Where ten years ago Colombia would be a destination for backpackers or adventure-seekers, the South-American country now welcomes families, luxury travelers and retired couples. Another big increasing group are cyclists. Colombia has a rich cycling history, and with the current generation they are getting headlines in the sports news again. The combination of this love for cycling deeply rooted inside the Colombian and the Andes mountains crossing through the country makes Colombia an ideal cycling holiday destination.
Growing media attention
Colombia as a cycling destination has been the main topic already for quite some press and videos. The Morton brothers came here last year to shoot the 3th chapter of their Thereabouts movie. Lachlan and Gus Morton rode their bikes from Bogotá to Medellin and documented the daily life of the average Colombian. And then there was Rapha, who made a documentary called Abrazos and offered cycling holidays in Colombia as well. These media gave the cyclist looking for a new destination a good look into the cycling culture and roads Colombia has to offer.

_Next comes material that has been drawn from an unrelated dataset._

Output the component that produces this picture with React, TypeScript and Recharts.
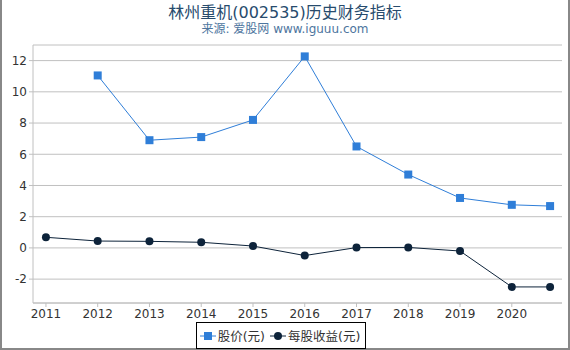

“Riding your bike in Colombia is awesome!”
For many years, destinations like Tuscany, Mallorca, California or the French Alps have been the most popular destination for a cycling holiday. But we really hope that Colombia will not only be on the bucketlist of many cyclists, but that it will become one of the standard destinations for cyclists. Why? Because riding your bike in Colombia is awesome! The love for cycling is huge among the locals, and this translates in great respect for cyclists. Cars will be patient, and pedestrians will shout supporting words like “Vamos Nario” – referring to Colombia’s biggest cycling star Nairo Quintana. And then there’s the beautiful landscape, with mountains everywhere. You can cross one of the three Cordilleras of the Andes in one cycling holiday, or go big and cross all three.

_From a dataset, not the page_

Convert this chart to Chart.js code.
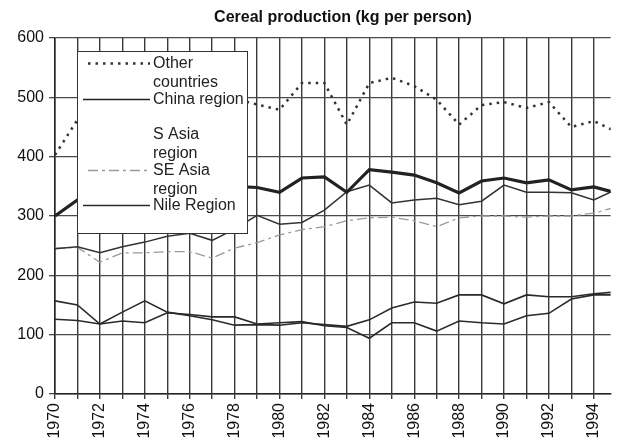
<!DOCTYPE html>
<html>
<head>
<meta charset="utf-8">
<script src="https://cdn.jsdelivr.net/npm/chart.js@4.4.0/dist/chart.umd.min.js"></script>
<style>
  html, body { margin: 0; padding: 0; background: #fff; }
  #wrap { width: 617px; height: 448px; }
</style>
</head>
<body>
<div id="wrap"><canvas id="my-chart" width="617" height="448"></canvas></div>
<script>
// data (kg per person)
const years = [1970, 1971, 1972, 1973, 1974, 1975, 1976, 1977, 1978, 1979, 1980, 1981, 1982,
  1983, 1984, 1985, 1986, 1987, 1988, 1989, 1990, 1991, 1992, 1993, 1994, 1995];
const tickLabels = ['1970', '1972', '1974', '1976', '1978', '1980', '1982', '1984', '1986',
  '1988', '1990', '1992', '1994'];

const otherCountries = [403, 462, 470, 490, 500, 510, 500, 505, 498, 488, 479, 524, 524,
  454, 524, 533, 519, 496, 454, 487, 492, 482, 492, 450, 460, 442];
const chinaRegion = [300, 327, 318, 330, 335, 340, 342, 345, 350, 348, 340, 364, 366,
  340, 378, 374, 369, 356, 339, 359, 364, 356, 361, 344, 349, 339];
const sAsiaRegion = [245, 248, 238, 248, 256, 266, 271, 259, 278, 301, 286, 289, 310,
  341, 352, 322, 327, 330, 319, 325, 352, 340, 340, 339, 327, 345];
const seAsiaRegion = [246, 247, 222, 238, 238, 240, 240, 229, 246, 255, 268, 277, 282,
  292, 297, 298, 292, 282, 297, 300, 300, 298, 300, 300, 305, 315];
const nileRegion = [157, 150, 118, 138, 157, 138, 132, 125, 116, 117, 116, 120, 117,
  114, 125, 145, 155, 153, 167, 167, 152, 167, 164, 164, 169, 172];
const unlabelled = [126, 124, 118, 123, 120, 137, 134, 130, 130, 118, 120, 122, 115,
  112, 94, 120, 120, 106, 123, 120, 118, 132, 136, 160, 167, 167];

const FONT = '"Liberation Sans", Arial, sans-serif';

const toXY = (vals) => vals.map((v, i) => ({ x: years[i], y: v }));

const datasets = [
  { label: 'Other countries', data: toXY(otherCountries), borderColor: '#333',
    borderWidth: 2.5, borderDash: [2.5, 5] },
  { label: 'China region', data: toXY(chinaRegion), borderColor: '#222', borderWidth: 3.2 },
  { label: 'S Asia region', data: toXY(sAsiaRegion), borderColor: '#333', borderWidth: 1.5,
    noSample: true },
  { label: 'SE Asia region', data: toXY(seAsiaRegion), borderColor: '#9a9a9a',
    borderWidth: 1.3, borderDash: [10, 4, 3, 4] },
  { label: 'Nile Region', data: toXY(nileRegion), borderColor: '#2a2a2a', borderWidth: 1.6 },
  { data: toXY(unlabelled), borderColor: '#2a2a2a', borderWidth: 1.6 },
];
datasets.forEach((d) => { d.pointRadius = 0; d.tension = 0; d.fill = false; });

// title drawn by hand so it can sit off-centre like the cropped original
const titlePlugin = {
  id: 'titlePlugin',
  afterDraw(chart) {
    const ctx = chart.ctx;
    ctx.save();
    ctx.font = 'bold 16px ' + FONT;
    ctx.fillStyle = '#111';
    ctx.textAlign = 'center';
    ctx.textBaseline = 'middle';
    ctx.fillText('Cereal production (kg per person)', 343, 18);
    ctx.restore();
  }
};

// boxed legend with wrapped labels
const boxLegend = {
  id: 'boxLegend',
  afterDatasetsDraw(chart) {
    const ctx = chart.ctx;
    ctx.save();
    ctx.fillStyle = '#fff';
    ctx.fillRect(77, 51, 170, 182);
    ctx.strokeStyle = '#333';
    ctx.lineWidth = 1;
    ctx.strokeRect(77.5, 51.5, 170, 182);
    ctx.font = '16px ' + FONT;
    ctx.textBaseline = 'middle';
    let i = 0;
    chart.data.datasets.forEach((ds) => {
      if (!ds.label) return;
      const y = Math.round(63 + i * 35.5) + 0.5;
      if (!ds.noSample) {
        ctx.beginPath();
        ctx.strokeStyle = ds.borderColor;
        ctx.lineWidth = ds.borderDash && ds.borderDash[0] < 3 ? ds.borderWidth : 1.3;
        ctx.setLineDash(ds.borderDash || []);
        ctx.moveTo(ds.borderDash ? 88 : 83, y);
        ctx.lineTo(150, y);
        ctx.stroke();
        ctx.setLineDash([]);
      }
      // word wrap
      const words = ds.label.split(' ');
      const lines = [];
      let cur = '';
      words.forEach((w) => {
        const t = cur ? cur + ' ' + w : w;
        if (ctx.measureText(t).width > 93 && cur) { lines.push(cur); cur = w; } else cur = t;
      });
      lines.push(cur);
      ctx.fillStyle = '#222';
      lines.forEach((t, j) => ctx.fillText(t, 153, y + j * 19.5));
      i++;
    });
    ctx.restore();
  }
};

const config = {
  type: 'line',
  data: { datasets },
  options: {
    responsive: false,
    animation: false,
    layout: { padding: { top: 38, right: 0, left: 0, bottom: 0 } },
    plugins: { legend: { display: false }, title: { display: false }, tooltip: { enabled: false } },
    scales: {
      x: {
        type: 'linear',
        min: 1970,
        max: 1994.75,
        afterBuildTicks: (s) => { s.ticks = years.slice(0, 25).map((v) => ({ value: v })); },
        afterFit: (s) => { s.height = 54; },
        grid: { color: '#3a3a3a', lineWidth: 1.4, tickLength: 5, drawTicks: true },
        border: { color: '#222', width: 1.5 },
        ticks: {
          autoSkip: false,
          maxRotation: 90,
          minRotation: 90,
          padding: 4,
          color: '#111',
          font: { family: FONT, size: 16 },
          callback: (v) => (tickLabels.includes(String(v)) ? String(v) : ''),
        },
      },
      y: {
        min: 0,
        max: 600,
        afterFit: (s) => { s.width = 55; },
        grid: { color: '#4a4a4a', lineWidth: 1.3, tickLength: 6 },
        border: { color: '#222', width: 1.5 },
        ticks: {
          stepSize: 100,
          padding: 5,
          color: '#111',
          font: { family: FONT, size: 16 },
        },
      },
    },
  },
  plugins: [boxLegend, titlePlugin],
};

const myChart = document.getElementById('my-chart');
new Chart(myChart, config);
</script>
</body>
</html>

The biggest marketing tool for cycling in Colombia has to be the Alto de Letras, known as the longest climb in the world. With more than 80 kilometers of length and more than 3600 meters of vertical climbing this climb is an absolute bucketlist item. To get an idea of what its like to climb this monster, read our story here.
What will it be like?
If you’re still with me by now, it means you are seriously interested in visiting Colombia as your next cycling holiday destination. So let’s see if we can give you an idea of what a cycling holiday in Colombia will be like. First, you gotta love climbing mountains because it either goes up or down in Colombia. But where’s the fun in flat kilometers, right? Colombia does not have the biggest infrastructure when it comes down to roads, but the road quality is good. Most important is that you should pick the roads that are not the main roads connecting big cities and ports. These are filled with slow trucks, and could lead to riding your bike in a traffic jam. But luckily there are plenty of great smaller roads connecting amazing towns.

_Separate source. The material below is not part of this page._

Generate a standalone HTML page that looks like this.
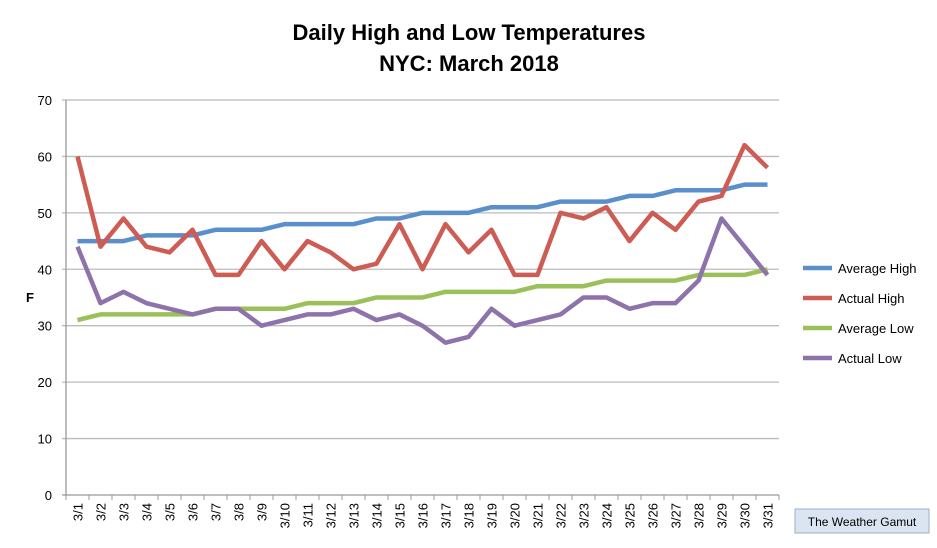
<!DOCTYPE html>
<html><head><meta charset="utf-8"><style>
body{margin:0;background:#fff;width:937px;height:543px;overflow:hidden;font-family:"Liberation Sans",sans-serif}
</style></head><body>
<svg id="s" width="937" height="543" xmlns="http://www.w3.org/2000/svg" font-family="Liberation Sans, sans-serif">
<rect width="937" height="543" fill="#fff"/>
<text x="469" y="40" text-anchor="middle" font-size="22" font-weight="bold">Daily High and Low Temperatures</text>
<text x="469" y="71" text-anchor="middle" font-size="22" font-weight="bold">NYC: March 2018</text>
<text x="26" y="302" font-size="13" font-weight="bold">F</text>
<rect x="795" y="509" width="134" height="24" fill="#dbe5f1" stroke="#9aaecb"/>
<text x="862" y="526" text-anchor="middle" font-size="12">The Weather Gamut</text>
<g id="g"></g>
</svg>
<script>
const ns="http://www.w3.org/2000/svg",g=document.getElementById('g');
function el(t,a,txt){const e=document.createElementNS(ns,t);for(const k in a)e.setAttribute(k,a[k]);if(txt!=null)e.textContent=txt;g.appendChild(e);return e;}
const L=66,R=779,Y0=495,K=5.643,W=23;
for(let v=0;v<=70;v+=10){const y=Y0-v*K;
 el('line',{x1:L-4,y1:y,x2:v?R:R,y2:y,stroke:v?'#bbb':'#999','stroke-width':1.3});
 el('text',{x:52,y:y+5,'text-anchor':'end','font-size':13},v);}
el('line',{x1:L,y1:100,x2:L,y2:Y0,stroke:'#999','stroke-width':1.3});
for(let i=0;i<=31;i++){const x=L+i*W;el('line',{x1:x,y1:Y0,x2:x,y2:Y0+5,stroke:'#999'});}
for(let i=0;i<31;i++){const x=L+W/2+i*W+5;el('text',{x:x,y:503,'font-size':13,'text-anchor':'end',transform:`rotate(-90 ${x} 503)`},'3/'+(i+1));}
const S=[
['#5b8fcb','Average High',[45,45,45,46,46,46,47,47,47,48,48,48,48,49,49,50,50,50,51,51,51,52,52,52,53,53,54,54,54,55,55],268],
['#cd5c55','Actual High',[60,44,49,44,43,47,39,39,45,40,45,43,40,41,48,40,48,43,47,39,39,50,49,51,45,50,47,52,53,62,58],298],
['#9bc05a','Average Low',[31,32,32,32,32,32,33,33,33,33,34,34,34,35,35,35,36,36,36,36,37,37,37,38,38,38,38,39,39,39,40],328],
['#8d73aa','Actual Low',[44,34,36,34,33,32,33,33,30,31,32,32,33,31,32,30,27,28,33,30,31,32,35,35,33,34,34,38,49,44,39],358]];
for(const [c,n,d,ly] of S){
 el('polyline',{points:d.map((v,i)=>(L+W/2+i*W)+','+(Y0-v*K)).join(' '),fill:'none',stroke:c,'stroke-width':4.5,'stroke-linejoin':'round'});
 el('line',{x1:803,y1:ly,x2:832,y2:ly,stroke:c,'stroke-width':4.5});
 el('text',{x:838,y:ly+5,'font-size':13},n);}
</script>
</body></html>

These towns are almost never mentioned in any tourist guide such as lonely planet or shoestring, but will amaze you with its beauty. Stopping on the main square for a cup of coffee and a local snack is a must, and try to have a talk with the locals. These friendly people are genuinely interested in your story and are grateful that you decided to visit their country. But back to the cycling part. Because of its size, Colombia has a very diverse landscape, and going on a long trip will let you see the changes of the terrain, the colors, the culture and the food. The differences between Bogotá and Medellin are already huge, and the climbs in these areas are very different as well. Riding your bike in the Coffee hub – also known as the Eje Cafetero – can be compared with Tuscany, only with longer climbs and even more beautiful landscapes. Boyacá is known as the heart of the cycling culture and pure heaven for riding your bike. It is here where you will find the most amazing colonial villages along the route.
Finally, when it comes down to safety lots have improved, although it wasn’t all that bad as the western press has pictures us. The Colombian people are super friendly and I luckily I have not once been in any dangerous situation. But at the same time, Colombia is still a third world country with poverty very visible. So don’t be naive, be aware of the value of your products and don’t leave things unattended. But I guess this could be written for pretty much any country in the world.